Till the early 20th century Asia was referred to as one entity – the Orient. Subdivision of its regions changed the nomenclatures to Near East, East (the Indian subcontinent) and the Far East. This continued till the Second World War, when South East Asia came into vogue – to refer to the region under Japanese subjugation and the South East Asia Command was raised by the Allies during the Second World War. Even after the demise of colonialism, the Indian subcontinent continued to be referred as such, till the breakup of the erstwhile Soviet Union, when the Central Asian Republics came into separate entities. Asia then became divided into different sub regions – West Asia, Central Asia, South Asia, East Asia (or the Pacific Rim), North East Asia and South East Asia. The Indian subcontinent and its neighbourhood now need to be seen from a regional geographic perspective in order to outline its strategic importance.
Indias geographic position along the sea lines connecting the Persian Gulf with Asias other growing economies reinforces Indias potential to be a security provider along this crucial route.
South Asia is the southern geopolitical region of the Asian continent comprising territories which geo-physically lie on the Indian Plate (bordered on the north by the Eurasian Plate) and are south of the Himalayas and the Hindu Kush mountain ranges. It is surrounded by (from west to east) Western Asia, Central Asia, Eastern Asia, and South East Asia. Geopolitically, South Asia also includes territories found external to the Indian Plate and in proximity to it. Afghanistan is sometimes grouped in this region due to socio-political ties to Pakistan, and because it was a part of the Indian Maurya and Mughal empires.
According to the United Nations, South Asia comprises nine nations – Iran, Afghanistan, Pakistan, India, Nepal, Bhutan, Bangladesh,
Sri Lanka and Maldives. South Asia is the place where West, Central, Southeast, and East Asia meet, and where the dominant cultures of these sub-regions have competed for influence over the centuries. In Samuel Huntington’s terms, the region lies across the fault lines between four major civilisations, those of the Muslims, Hindus, Buddhists, and Confucians.
The region has a long history. Ancient civilisations developed in the Dwarka region and the Indus River Valley. The region was at its most prosperous before the 18th century, when the Mughal Empire held sway. European colonialism led to its expansion in the region, by Portugal and Holland, and later Britain and to a lesser degree France. Most of the region gained independence from Europe by the late 1940s.

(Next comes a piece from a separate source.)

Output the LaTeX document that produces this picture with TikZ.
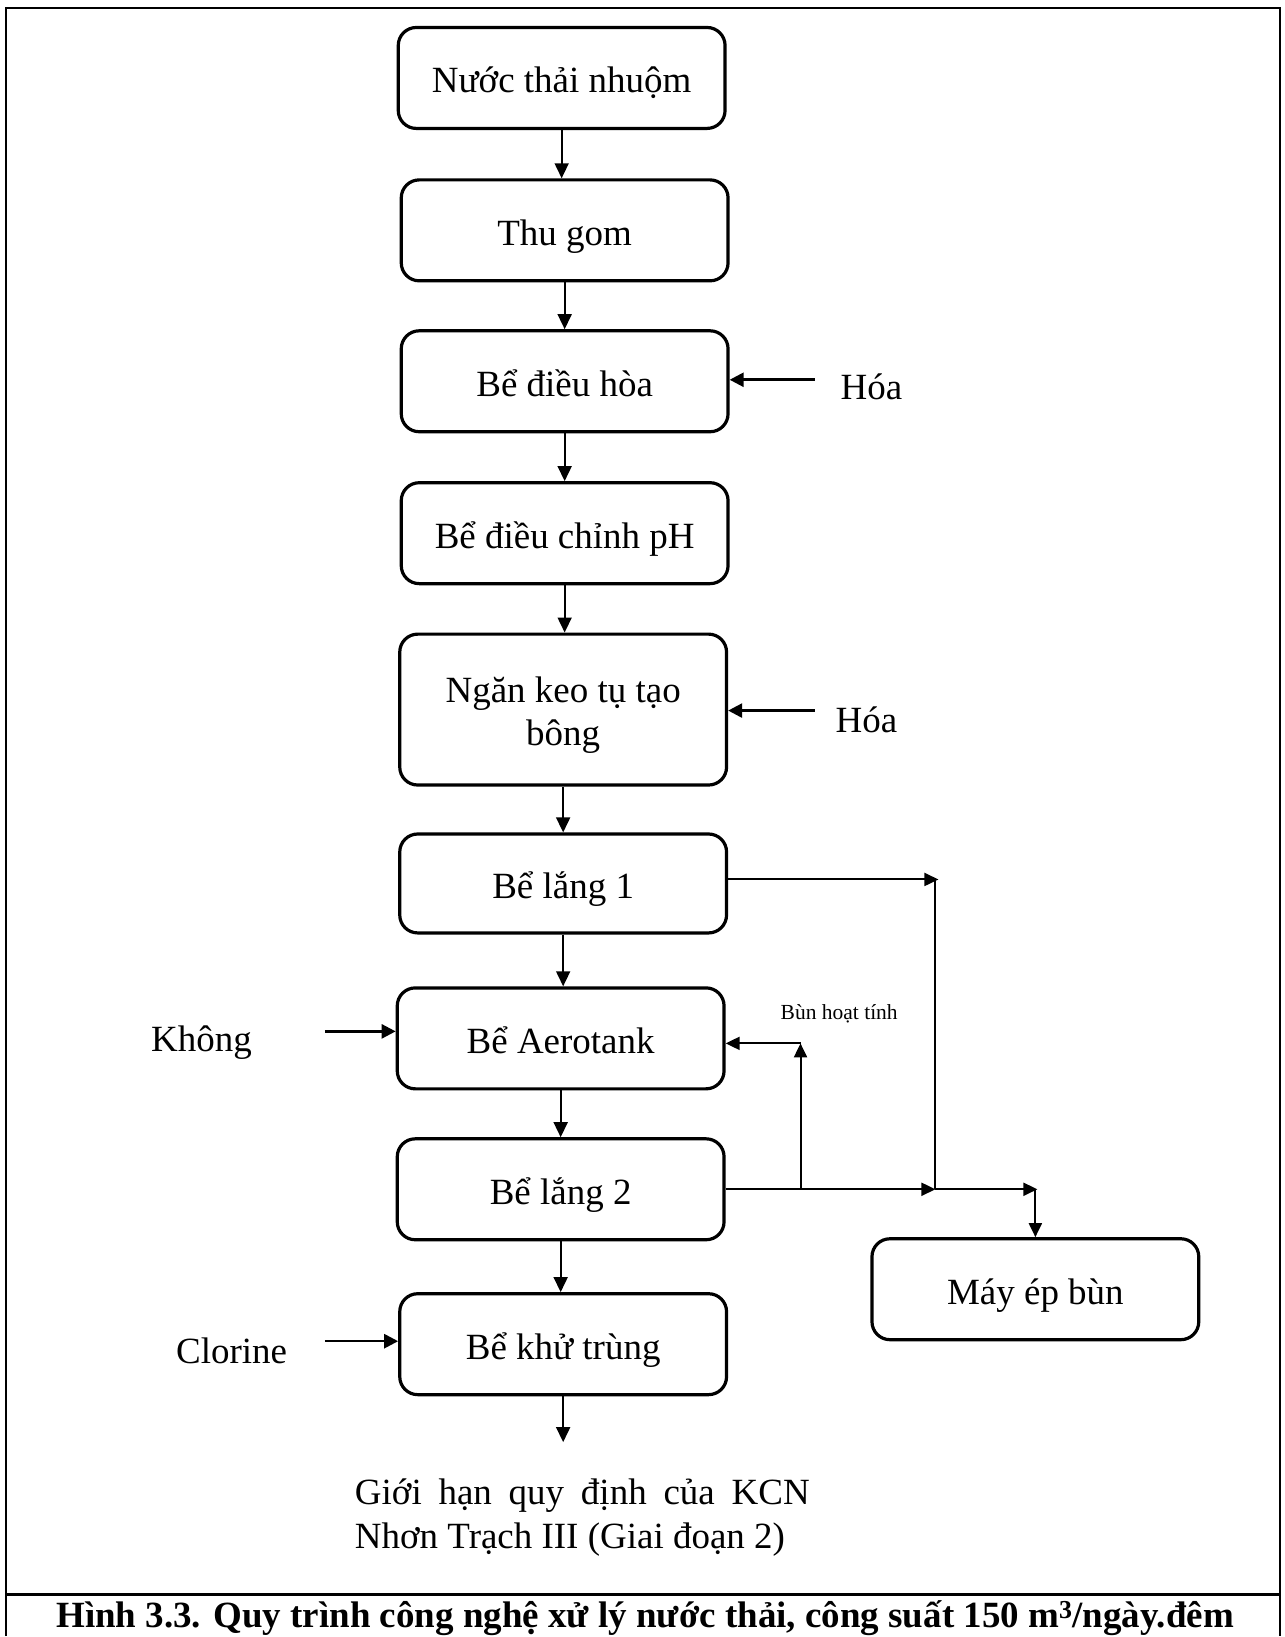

Persian, Arab and Turkish cultural traditions also form an integral part of Islamic South Asian culture, but have been radically adapted to form a Muslim culture distinct from what is found in the Middle East e.g. the spread of Sufism and pilgrimage to dargahs. About 60% of people in South Asia follow Hinduism and 30% follow Islam. The peoples of the region possess several distinguishing features that set them apart anthropologically from the rest of Asia. The dominant peoples and cultures are Indo-Aryan and Dravidian, with some Mongoloid races, and have a greater affinity with Europe than with most other regions of Asia, excepting the Iranian Plateau and the Caucasus. South Asia comprises an area of 5,130,746 square kilometres and ranks among the world’s most densely-populated regions with about 1.6 billion people — about a quarter of all the people in the world. The region’s population density of 305 persons per square kilometre is more than seven times the world average.